At any rate, this preserved viral structure can hold unintended consequences. First, as described above gp160, gp120, and gp41 provide binding sites for complement factor H. (Pinter, Claudia et al, Aids Research and Human Retroviruses, Vol. 11(5), pp. 577-88 (1995) (Pinter, Claudia, et al., Aids Research and Human Retroviruses, Vol. 11(8) (1995))(Stoiber, Heribert, et al., Immunobiology, Vol. 193, pp 98-113 (1995)) Accordingly, the retention of these structures means that factor H will interfere with humoral immune response following vaccination. The removal of gp120 gp160 in U.S. Pat. No. 6,107,543 may mitigate this effect to some degree; nevertheless, the preservation of the gp41 Factor H binding sites would work against the immunogenicity of the composition. Second, both approaches are silent as to the cellular plasma membrane and retain some or all of the viral membrane, including certain bound proteins that interfere with immune response.

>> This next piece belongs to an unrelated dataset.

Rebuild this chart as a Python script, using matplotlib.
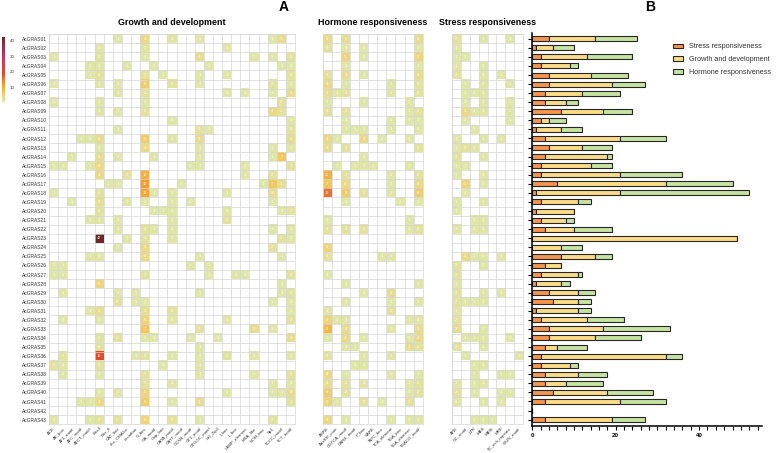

As an assembling, replicating HIV particle buds through the infected cell plasma membrane, the membrane is enriched by CD55 (the decay accelerating factor) and CD59 (the homologous restriction factor) that regulate complement. These molecules are incorporated into the viral membrane upon budding from infected cells. Preservation of some or all of these features or structures could interfere with complement activation and humoral response. (Saifuddin, 1995) Third, HIV surface components bear sialic acid, which could remain on the preserved structure of inactivated HIV. Sialic acids are typically found on host proteins and cellular structures; high sialic acid content on a virus, even if the virus were inactivated, would limit the host's ability to recognize the virus and respond properly. Importantly, sialic acid residues are also used in the binding of Factor H. (Meri, Seppo, et al., “Discrimination Between Activator and Nonactivators of the Alternative Pathway of complement Regulation: Regulation Via a Sialic acid/Polyanion binding site on Factor H.” Proc. Natl. Acad. Sci., USA, Vol. 87(10), pp. 3982-6 (May 1990)) (Blackmore, T. K., et al., J. of Immunology, Vol. 157(12), pp. 5422-7 (December 1997)) (Kuhn, S., et al., Eur. J. Immunol., Vol. 26(10), pp. 2383-7 (October 1996)) (Pangburn, M. K., et al., J. of Immunology, Vol. 164(9) (May 2000))
The present invention is directed to an immunogenic composition that addresses these issues. It is intended that by creating compounds available to target different subtypes and aspects of HIV, it will advance treatment and research. Ultimately, it is hoped to extend survival and to improve the quality of life for infected individuals.